■ What to produce: Leave the pictures out and quote every line from the start of the listing to the line with "import plotly.graph_objects as go", inclusive.

Dataset rows
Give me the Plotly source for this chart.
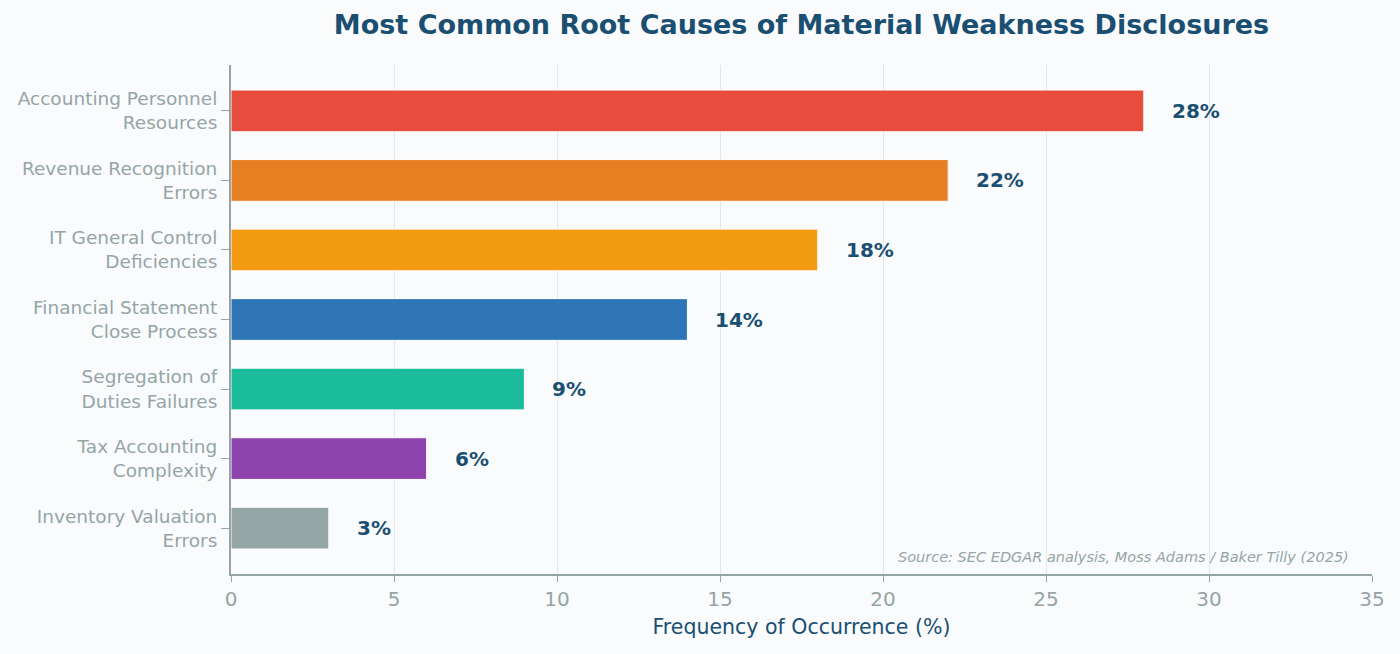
import plotly.graph_objects as go

categories = ["Inventory Valuation<br>Errors", "Tax Accounting<br>Complexity",
              "Segregation of<br>Duties Failures", "Financial Statement<br>Close Process",
              "IT General Control<br>Deficiencies", "Revenue Recognition<br>Errors",
              "Accounting Personnel<br>Resources"]
values = [3, 6, 9, 14, 18, 22, 28]
colors = ["#95a5a6", "#8e44ad", "#1abc9c", "#2e75b6", "#f39c12", "#e67e22", "#e74c3c"]
labels = [f"{v}%" for v in values]

fig = go.Figure()
fig.add_trace(go.Bar(
    x=values, y=categories, orientation="h",
    marker=dict(color=colors, line=dict(color="white", width=1)),
    hoverinfo="skip", showlegend=False,
))
for v, c, t in zip(values, categories, labels):
    fig.add_annotation(x=v, y=c, text=f"<b>{t}</b>", showarrow=False,
                       xanchor="left", xshift=26, yanchor="middle",
                       font=dict(family="DejaVu Sans", size=20, color="#1b4f72"))

fig.add_annotation(xref="paper", yref="paper", x=0.982, y=0.033,
                   text="<i>Source: SEC EDGAR analysis, Moss Adams / Baker Tilly (2025)</i>",
                   showarrow=False, xanchor="right", yanchor="middle",
                   font=dict(family="DejaVu Sans", size=14.5, color="#95a5a6"))

fig.update_layout(
    width=1400, height=654,
    margin=dict(l=231, r=28, t=65, b=80),
    paper_bgcolor="#f9fbfd", plot_bgcolor="#f9fbfd",
    bargap=0.4,
    title=dict(text="<b>Most Common Root Causes of Material Weakness Disclosures</b>",
               x=0.5, xref="paper", xanchor="center", y=0.962, yanchor="middle",
               font=dict(family="DejaVu Sans", size=27, color="#1b4f72")),
    font=dict(family="DejaVu Sans"),
)
fig.update_xaxes(range=[0, 35], dtick=5, showgrid=True, gridcolor="#e3e7e9", gridwidth=1,
                 zeroline=False, showline=True, linecolor="#95a5a6", linewidth=2,
                 ticks="outside", tickcolor="#95a5a6", ticklen=6,
                 tickfont=dict(size=20, color="#95a5a6"),
                 title=dict(text="Frequency of Occurrence (%)", standoff=10,
                            font=dict(size=20.5, color="#1b4f72")))
fig.update_yaxes(range=[-0.66, 6.66], showgrid=False, zeroline=False,
                 showline=True, linecolor="#95a5a6", linewidth=2,
                 ticks="outside", tickcolor="#95a5a6", ticklen=8,
                 tickfont=dict(size=18.5, color="#95a5a6"))

fig.write_html("out.html")
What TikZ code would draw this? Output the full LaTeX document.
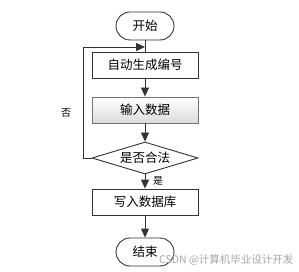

■ Written answer:
Give me the Plotly source for this chart.
import plotly.graph_objects as go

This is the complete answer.